これから中国の経済はどうなるのか。投資家のジム・ロジャーズ氏は「中国企業は保護されすぎている。いずれ中国には倒産、破産する企業や都市、地方が出てくるだろう。中国政府は救済をしないことを明言しているが、経済成長を続けるにはそれを貫く必要がある」と予測する――。

※本稿は、ジム・ロジャーズ著、大野和基訳『お金の流れで読む 日本と世界の未来』(PHP新書)の一部を再編集したものです。

中国を襲う「出生率の低さ」という危機

中国の弱みは何かと言えば、それはまず出生率の低さにある。

1979年から実施された「一人っ子政策」の影響で、ここ20年来、出生率が人口置換水準(人口が増加も減少もしない状態の出生率)をずっと下回っている(図1参照)。中国の出生率は1960年代から下がり続けていたが、「一人っ子政策」を導入したせいで、ついにこの水準まで落ちてしまったのだ。

図表1:出生率は人口置換水準を下回り続けている(画像=『お金の流れで読む 日本と世界の未来』より)

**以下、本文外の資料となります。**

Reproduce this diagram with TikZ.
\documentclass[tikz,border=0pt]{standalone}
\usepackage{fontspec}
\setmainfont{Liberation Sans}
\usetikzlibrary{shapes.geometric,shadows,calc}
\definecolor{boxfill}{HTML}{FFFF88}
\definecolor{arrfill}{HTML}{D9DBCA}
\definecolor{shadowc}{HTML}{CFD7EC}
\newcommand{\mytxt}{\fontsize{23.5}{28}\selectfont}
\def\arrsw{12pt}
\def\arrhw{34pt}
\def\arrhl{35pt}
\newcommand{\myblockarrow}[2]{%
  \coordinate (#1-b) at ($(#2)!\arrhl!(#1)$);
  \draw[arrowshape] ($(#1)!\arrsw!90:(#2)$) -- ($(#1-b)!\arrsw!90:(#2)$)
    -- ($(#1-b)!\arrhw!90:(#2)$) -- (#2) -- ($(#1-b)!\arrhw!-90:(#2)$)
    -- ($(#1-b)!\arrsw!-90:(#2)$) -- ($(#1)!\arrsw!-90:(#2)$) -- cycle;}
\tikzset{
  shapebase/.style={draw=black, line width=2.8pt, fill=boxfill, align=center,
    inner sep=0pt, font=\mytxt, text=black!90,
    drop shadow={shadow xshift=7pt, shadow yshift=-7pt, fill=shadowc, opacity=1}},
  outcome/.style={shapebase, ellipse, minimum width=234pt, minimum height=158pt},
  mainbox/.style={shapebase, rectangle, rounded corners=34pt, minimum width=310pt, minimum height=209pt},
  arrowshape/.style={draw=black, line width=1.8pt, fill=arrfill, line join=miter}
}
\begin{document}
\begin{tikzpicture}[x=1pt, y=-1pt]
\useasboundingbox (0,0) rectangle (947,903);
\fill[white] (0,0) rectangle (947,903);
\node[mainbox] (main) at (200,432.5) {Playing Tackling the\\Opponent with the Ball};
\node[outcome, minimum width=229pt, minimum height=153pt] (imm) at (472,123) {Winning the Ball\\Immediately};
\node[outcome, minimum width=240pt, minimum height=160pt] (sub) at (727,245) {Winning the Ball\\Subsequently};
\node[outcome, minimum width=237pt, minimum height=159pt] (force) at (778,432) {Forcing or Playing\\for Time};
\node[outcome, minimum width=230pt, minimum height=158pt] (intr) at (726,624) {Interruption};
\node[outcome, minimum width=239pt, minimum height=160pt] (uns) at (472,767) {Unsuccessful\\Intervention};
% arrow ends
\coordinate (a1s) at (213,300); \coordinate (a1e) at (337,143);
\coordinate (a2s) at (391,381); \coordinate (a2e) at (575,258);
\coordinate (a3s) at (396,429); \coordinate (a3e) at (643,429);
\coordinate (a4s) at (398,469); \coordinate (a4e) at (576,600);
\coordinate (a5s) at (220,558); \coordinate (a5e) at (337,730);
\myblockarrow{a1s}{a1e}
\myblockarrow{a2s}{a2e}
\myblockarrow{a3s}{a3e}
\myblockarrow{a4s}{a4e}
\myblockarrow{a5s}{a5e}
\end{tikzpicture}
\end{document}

一人っ子政策が始まってから30年の間に、男の子ばかり望む親が増えて人口の男女比がアンバランスになったり、高齢者人口が膨れ上がる一方で労働力人口は不足したりするなど、さまざまな問題が噴出した。そのため2014年には「単独二子政策(夫婦どちらか一方が一人っ子の場合は第二子の出産を認める政策)」が導入された。2年後にはそれも廃止され、子供を二人産むことが合法になった。

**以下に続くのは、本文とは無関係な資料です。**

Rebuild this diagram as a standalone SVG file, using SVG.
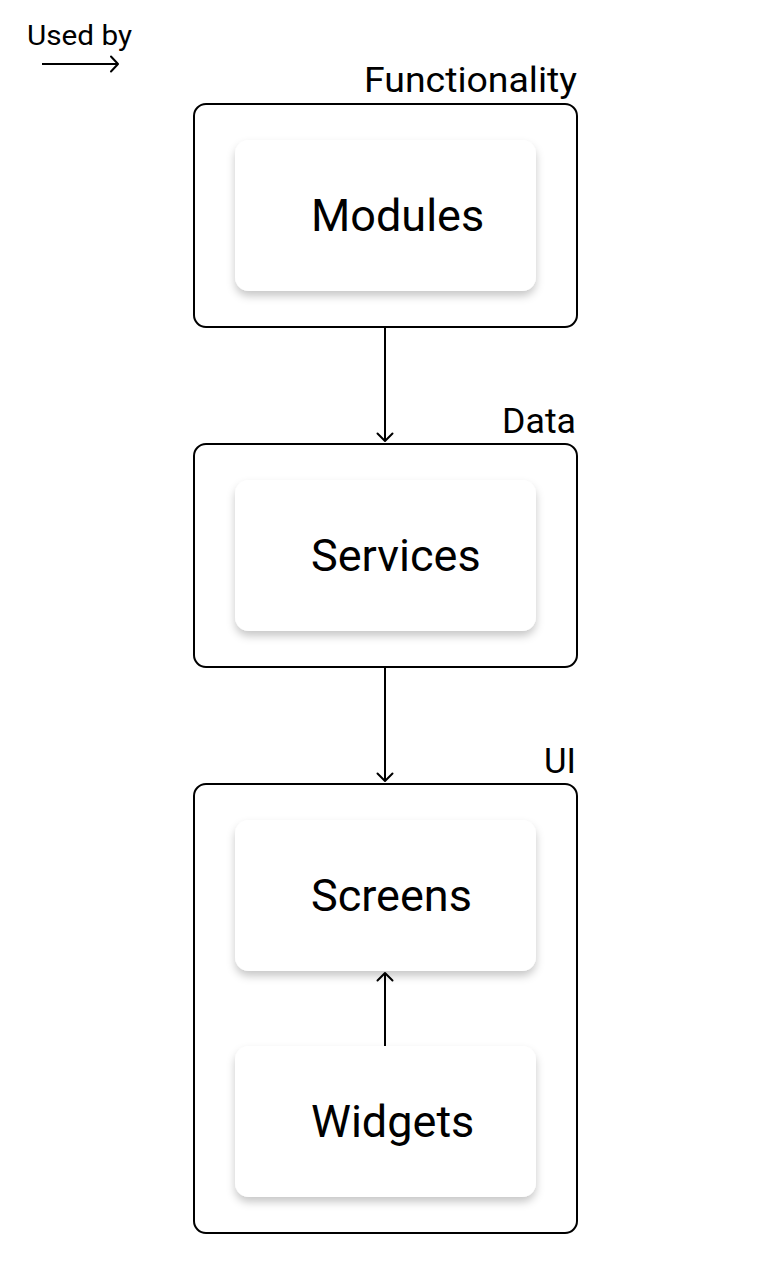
<svg xmlns="http://www.w3.org/2000/svg" width="771" height="1280" viewBox="0 0 771 1280">
<style>
.frame{fill:#fff;stroke:#000;stroke-width:2}
.card{fill:#fff;filter:url(#sh)}
.lbl{font-family:Roboto,"Liberation Sans",sans-serif;font-size:35px;fill:#000;text-anchor:end}
.ct{font-family:Roboto,"Liberation Sans",sans-serif;font-size:45px;fill:#000}
.conn{stroke:#000;stroke-width:2;fill:none}
.ah{stroke:#000;stroke-width:2;fill:none;stroke-linecap:round;stroke-linejoin:round}
</style>
<defs>
<filter id="sh" x="-20%" y="-20%" width="140%" height="150%">
<feDropShadow dx="0" dy="5" stdDeviation="4" flood-color="#000" flood-opacity="0.22"/>
</filter>
</defs>
<rect width="771" height="1280" fill="#fff"/>
<g id="legend">
<text x="27" y="45" textLength="105" lengthAdjust="spacingAndGlyphs" style="font-family:Roboto,'Liberation Sans',sans-serif;font-size:28px;fill:#000">Used by</text>
<line x1="42" y1="64" x2="117" y2="64" class="conn"/>
<path d="M111 56.5 L118 64 L111 71.5" class="ah"/>
</g>
<g id="functionality">
<rect x="194" y="104" width="383" height="223" rx="12" class="frame"/>
<text x="577" y="92" class="lbl" textLength="213" lengthAdjust="spacingAndGlyphs">Functionality</text>
</g>
<g id="modules">
<rect x="235" y="140" width="301" height="151" rx="14" class="card"/>
<text x="311" y="231" class="ct">Modules</text>
</g>
<g id="data">
<rect x="194" y="444" width="383" height="223" rx="12" class="frame"/>
<text x="576" y="433" class="lbl" textLength="74" lengthAdjust="spacingAndGlyphs">Data</text>
</g>
<g id="services">
<rect x="235" y="480" width="301" height="151" rx="14" class="card"/>
<text x="311" y="571" class="ct">Services</text>
</g>
<g id="ui">
<rect x="194" y="784" width="383" height="449" rx="12" class="frame"/>
<text x="576" y="773" class="lbl" textLength="32" lengthAdjust="spacingAndGlyphs">UI</text>
</g>
<g id="screens">
<rect x="235" y="820" width="301" height="151" rx="14" class="card"/>
<text x="311" y="911" class="ct">Screens</text>
</g>
<g id="widgets">
<rect x="235" y="1046" width="301" height="151" rx="14" class="card"/>
<text x="311" y="1137" class="ct">Widgets</text>
</g>
<g id="connectors">
<line x1="385" y1="327" x2="385" y2="441" class="conn"/>
<path d="M377.5 433.5 L385 441 L392.5 433.5" class="ah"/>
<line x1="385" y1="667" x2="385" y2="781" class="conn"/>
<path d="M377.5 773.5 L385 781 L392.5 773.5" class="ah"/>
<line x1="385" y1="1046" x2="385" y2="973" class="conn"/>
<path d="M377.5 980.5 L385 973 L392.5 980.5" class="ah"/>
</g>
</svg>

それでも中国人、とりわけ中流階級の多くは、子供を二人持つことを望んでいない。都会では特に、一人の子供に多額の養育費をかけることが習慣化してしまっているので、子供を複数持つのは経済的な負担になるのだ。それに加えて精神面でのストレス、キャリアへの影響もあり、二の足を踏む人が多い。日本や韓国など多くの国でもそうであるように、少子化は長期的に見て、労働力人口の減少や若者世代への負担増など、さまざまな問題の原因になる。

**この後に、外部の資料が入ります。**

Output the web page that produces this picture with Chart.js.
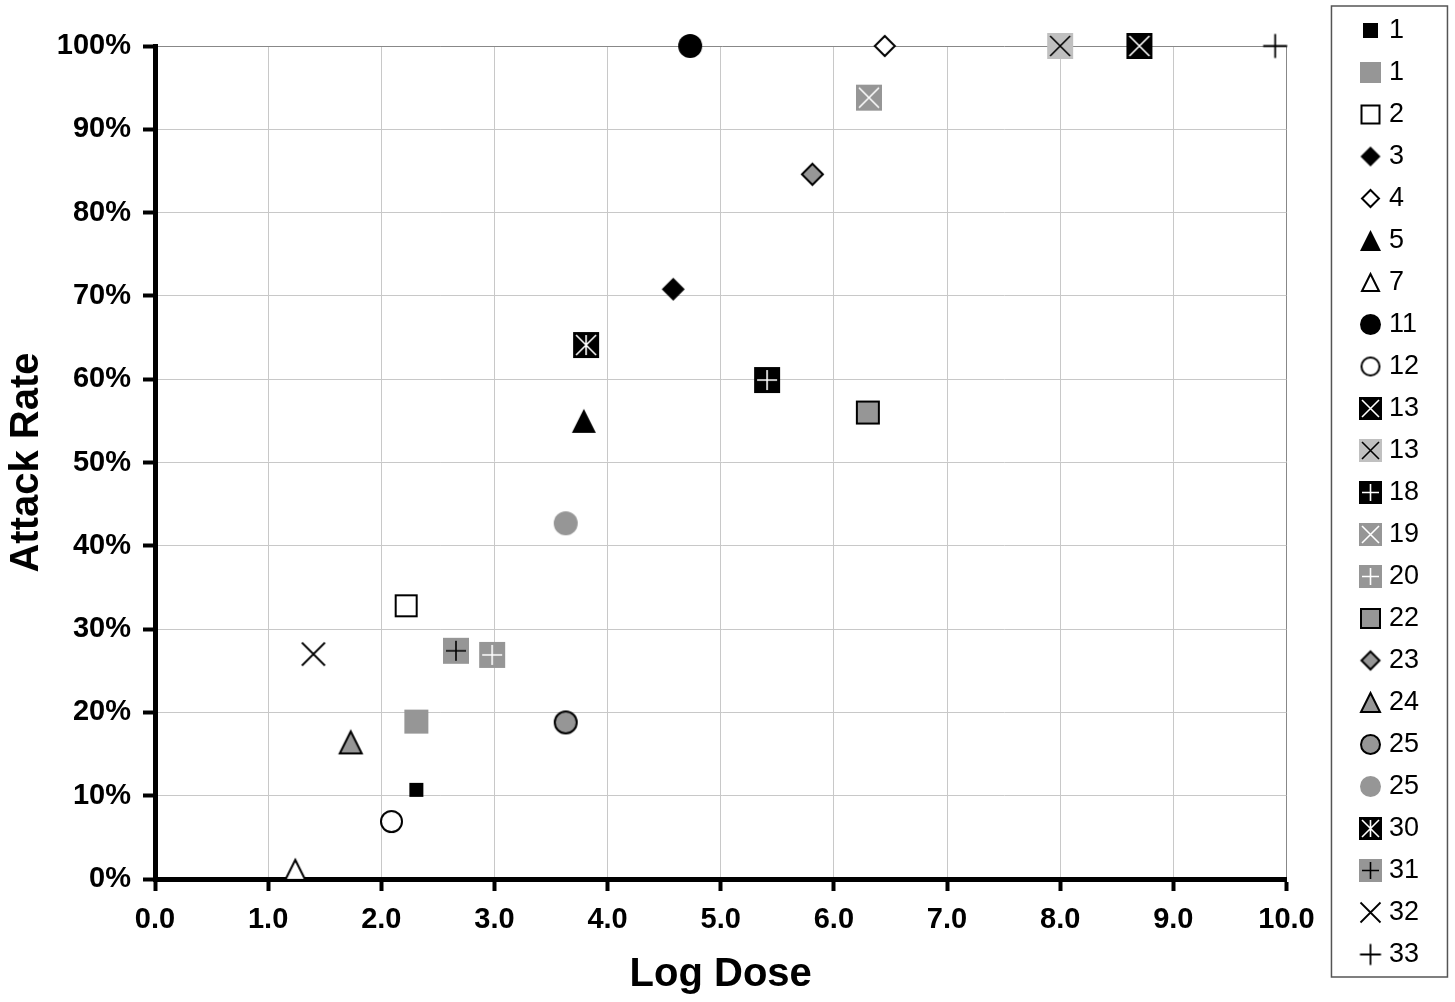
<!DOCTYPE html>
<html>
<head>
<meta charset="utf-8">
<title>Attack Rate vs Log Dose</title>
<script src="https://cdn.jsdelivr.net/npm/chart.js@4/dist/chart.umd.min.js"></script>
<style>
  html, body { margin: 0; padding: 0; background: #ffffff; }
  canvas { display: block; }
</style>
</head>
<body>
<canvas id="chart" width="1455" height="1002"></canvas>
<script>
// ---- data ----
const seriesLabels = ['1', '1', '2', '3', '4', '5', '7', '11', '12', '13', '13', '18', '19', '20', '22', '23', '24', '25', '25', '30', '31', '32', '33'];
const logDose    = [2.31, 2.31, 2.22, 4.58, 6.45, 3.79, 1.24, 4.73, 2.09, 8.70, 8.00, 5.41, 6.31, 2.98, 6.30, 5.81, 1.73, 3.63, 3.63, 3.81, 2.66, 1.40, 9.90];
const attackRate = [10.7, 18.9, 32.8, 70.8, 100, 55.0, 1.1, 100, 6.9, 100, 100, 59.9, 93.8, 26.9, 56.0, 84.6, 16.4, 18.8, 42.7, 64.1, 27.4, 27.0, 100];
const xTickLabels = ['0.0', '1.0', '2.0', '3.0', '4.0', '5.0', '6.0', '7.0', '8.0', '9.0', '10.0'];
const yTickLabels = ['0%', '10%', '20%', '30%', '40%', '50%', '60%', '70%', '80%', '90%', '100%'];

// ---- marker styles (one per series) ----
const GRAY = '#969696';
const LIGHT = '#c0c0c0';
const markerStyles = [
  { shape: 'square',   size: 14, fill: '#000' },
  { shape: 'square',   size: 24, fill: GRAY },
  { shape: 'square',   size: 23, fill: '#fff', stroke: '#000' },
  { shape: 'diamond',  size: 23, fill: '#000' },
  { shape: 'diamond',  size: 22, fill: '#fff', stroke: '#000' },
  { shape: 'triangle', size: 24, fill: '#000' },
  { shape: 'triangle', size: 22, fill: '#fff', stroke: '#000' },
  { shape: 'circle',   size: 24, fill: '#000' },
  { shape: 'circle',   size: 23, fill: '#fff', stroke: '#000' },
  { shape: 'square',   size: 26, fill: '#000', glyph: 'x',    glyphColor: '#fff' },
  { shape: 'square',   size: 26, fill: LIGHT,  glyph: 'x',    glyphColor: '#000' },
  { shape: 'square',   size: 26, fill: '#000', glyph: 'plus', glyphColor: '#fff' },
  { shape: 'square',   size: 26, fill: GRAY,   glyph: 'x',    glyphColor: '#fff' },
  { shape: 'square',   size: 26, fill: GRAY,   glyph: 'plus', glyphColor: '#fff' },
  { shape: 'square',   size: 24, fill: GRAY,   stroke: '#000' },
  { shape: 'diamond',  size: 23, fill: GRAY,   stroke: '#000' },
  { shape: 'triangle', size: 24, fill: GRAY,   stroke: '#000' },
  { shape: 'circle',   size: 24, fill: GRAY,   stroke: '#000' },
  { shape: 'circle',   size: 24, fill: GRAY },
  { shape: 'square',   size: 26, fill: '#000', glyph: 'star', glyphColor: '#fff' },
  { shape: 'square',   size: 26, fill: GRAY,   glyph: 'plus', glyphColor: '#000' },
  { shape: 'none',     size: 24, glyph: 'x',    glyphColor: '#000' },
  { shape: 'none',     size: 25, glyph: 'plus', glyphColor: '#000' }
];

const FONT = "'Liberation Sans', Arial, Helvetica, sans-serif";

// Paint one marker onto its own small canvas so it can be used as a pointStyle.
function makeMarker(spec, scale) {
  const s = Math.max(6, Math.round(spec.size * scale));
  const pad = 2;
  const c = document.createElement('canvas');
  c.width = c.height = s + pad * 2;
  const g = c.getContext('2d');
  g.translate(pad, pad);
  const h = s / 2;
  const inset = spec.stroke ? 1 : 0;
  g.lineJoin = 'miter';
  g.beginPath();
  if (spec.shape === 'square') {
    g.rect(inset, inset, s - 2 * inset, s - 2 * inset);
  } else if (spec.shape === 'diamond') {
    g.moveTo(h, inset); g.lineTo(s - inset, h); g.lineTo(h, s - inset); g.lineTo(inset, h); g.closePath();
  } else if (spec.shape === 'triangle') {
    g.moveTo(h, inset); g.lineTo(s - inset, s - inset); g.lineTo(inset, s - inset); g.closePath();
  } else if (spec.shape === 'circle') {
    g.arc(h, h, h - inset, 0, Math.PI * 2);
  }
  if (spec.shape !== 'none') {
    g.fillStyle = spec.fill;
    g.fill();
    if (spec.stroke) {
      g.strokeStyle = spec.stroke;
      g.lineWidth = 2;
      g.stroke();
    }
  }
  if (spec.glyph) {
    const i = spec.shape === 'none' ? 0.5 : 3;
    g.strokeStyle = spec.glyphColor;
    g.lineWidth = spec.shape === 'none' ? 1.8 : 1.6;
    g.beginPath();
    if (spec.glyph === 'x' || spec.glyph === 'star') {
      g.moveTo(i, i); g.lineTo(s - i, s - i);
      g.moveTo(s - i, i); g.lineTo(i, s - i);
    }
    if (spec.glyph === 'plus') {
      g.moveTo(h, i); g.lineTo(h, s - i);
      g.moveTo(i, h); g.lineTo(s - i, h);
    }
    if (spec.glyph === 'star') {
      g.moveTo(h, i); g.lineTo(h, s - i);
    }
    g.stroke();
  }
  return c;
}

const plotMarkers = markerStyles.map(m => makeMarker(m, 1));
const legendMarkers = markerStyles.map(m => makeMarker(m, m.size < 16 ? 1.05 : 0.88));

const datasets = seriesLabels.map((label, i) => ({
  label: label,
  data: [{ x: logDose[i], y: attackRate[i] }],
  pointStyle: plotMarkers[i],
  pointRadius: 12,
  pointHoverRadius: 12,
  backgroundColor: markerStyles[i].fill || '#000',
  borderColor: markerStyles[i].stroke || markerStyles[i].glyphColor || '#000',
  showLine: false,
  clip: false
}));

// Frame drawn around the legend column.
const legendFrame = {
  id: 'legendFrame',
  afterDraw(chart) {
    const lg = chart.legend;
    if (!lg) return;
    const ctx = chart.ctx;
    ctx.save();
    ctx.strokeStyle = '#555555';
    ctx.lineWidth = 1.5;
    ctx.strokeRect(lg.left - 19, 6, 116, 971);
    ctx.restore();
  }
};

const tickFont = { family: FONT, size: 29, weight: 'bold' };
const titleFont = { family: FONT, size: 40, weight: 'bold' };

new Chart(document.getElementById('chart'), {
  type: 'scatter',
  data: { datasets },
  plugins: [legendFrame],
  options: {
    responsive: false,
    animation: false,
    events: [],
    devicePixelRatio: 1,
    layout: { padding: { top: 2, bottom: 0, left: 0, right: 26 } },
    plugins: {
      tooltip: { enabled: false },
      legend: {
        position: 'right',
        align: 'start',
        labels: {
          usePointStyle: true,
          pointStyleWidth: 10,
          padding: 15,
          color: '#000',
          font: { family: FONT, size: 27 },
          generateLabels(chart) {
            const items = Chart.defaults.plugins.legend.labels.generateLabels(chart);
            items.forEach(it => { it.pointStyle = legendMarkers[it.datasetIndex]; });
            return items;
          }
        }
      }
    },
    scales: {
      x: {
        type: 'linear',
        min: 0,
        max: 10,
        afterFit(scale) { scale.height = 123; },
        ticks: {
          stepSize: 1,
          autoSkip: false,
          maxRotation: 0,
          color: '#000',
          font: tickFont,
          padding: 12,
          callback: (v, i) => xTickLabels[i]
        },
        grid: {
          color: ctx => (ctx.tick && ctx.tick.value === 10) ? '#888888' : '#c8c8c8',
          lineWidth: 1,
          drawTicks: true,
          tickLength: 12,
          tickWidth: 4,
          tickColor: '#000'
        },
        border: { display: true, color: '#000', width: 5 },
        title: { display: true, text: 'Log Dose', color: '#000', font: titleFont, padding: { top: 0, bottom: 3 } }
      },
      y: {
        type: 'linear',
        min: 0,
        max: 100,
        afterFit(scale) { scale.width = 155; scale.paddingTop = 46; },
        ticks: {
          stepSize: 10,
          color: '#000',
          font: tickFont,
          padding: 12,
          callback: (v, i) => yTickLabels[i]
        },
        grid: {
          color: ctx => (ctx.tick && ctx.tick.value === 100) ? '#888888' : '#c8c8c8',
          lineWidth: 1,
          drawTicks: true,
          tickLength: 12,
          tickWidth: 4,
          tickColor: '#000'
        },
        border: { display: true, color: '#000', width: 5 },
        title: { display: true, text: 'Attack Rate', color: '#000', font: titleFont, padding: { top: 3, bottom: 0 } }
      },
      gap: {
        type: 'linear',
        position: 'right',
        display: true,
        afterFit(scale) { scale.width = 64; },
        ticks: { display: false },
        grid: { display: false, drawTicks: false },
        border: { display: false }
      }
    }
  }
});
</script>
</body>
</html>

日本と同様、アジア諸国は移民を嫌うという傾向がある。中国人、そして韓国人の多くは海外に移住しているが、自国への移民受け入れは皮肉なほどに少ない。この傾向は、将来人口減少を引き起こし、大きな問題を引き起こす可能性がある。

地方と都市とで広がる格差

さらには、地方と都市との大きな格差も問題だ。地方と都市とでは社会保障が異なり、それが両者の格差を広げているとも言われている。政府もそのことはわかっているはずだ。最近北京で開かれた会合でも、「この40年間で、都会の人たちはとても成功したが、田舎の人は成功していない」という主旨の発言があった。地方の人は、成功を求めて誰もが都会へ出て行ったのだ。

中国政府はいま、地方を助けるべくありとあらゆることを実行している。中国には3兆2000万米ドルという世界ランキング1位の外貨準備高(図2参照)があるから、財政支出を増やすことには問題がない。むしろ本当に必要な部分にどうやって金を回していくか、ということの方が問われるだろう。

図表2:外貨準備高は世界で1位だ(画像=『お金の流れで読む 日本と世界の未来』より)

銀行は、規模が小さかったり地方にあったりする企業に金を貸すことはしない。そういった企業の方でも、金を借りようとはしない。だから政府が手を差し伸べ、地方の生活水準を向上させ、消費を刺激する政策を取らなければならないのだ。

具体的には、起業を支援する「イノベーションセンター」を全国に建設したり、財政収入ではなく投資プロジェクトのリターンから返済する債券、特別目的債を地方政府には余分に発行させたりと、いろいろと手を尽くしている。特別なローンもできる。農業従事者であれば、いま大都市の北京では歓迎されるだろう。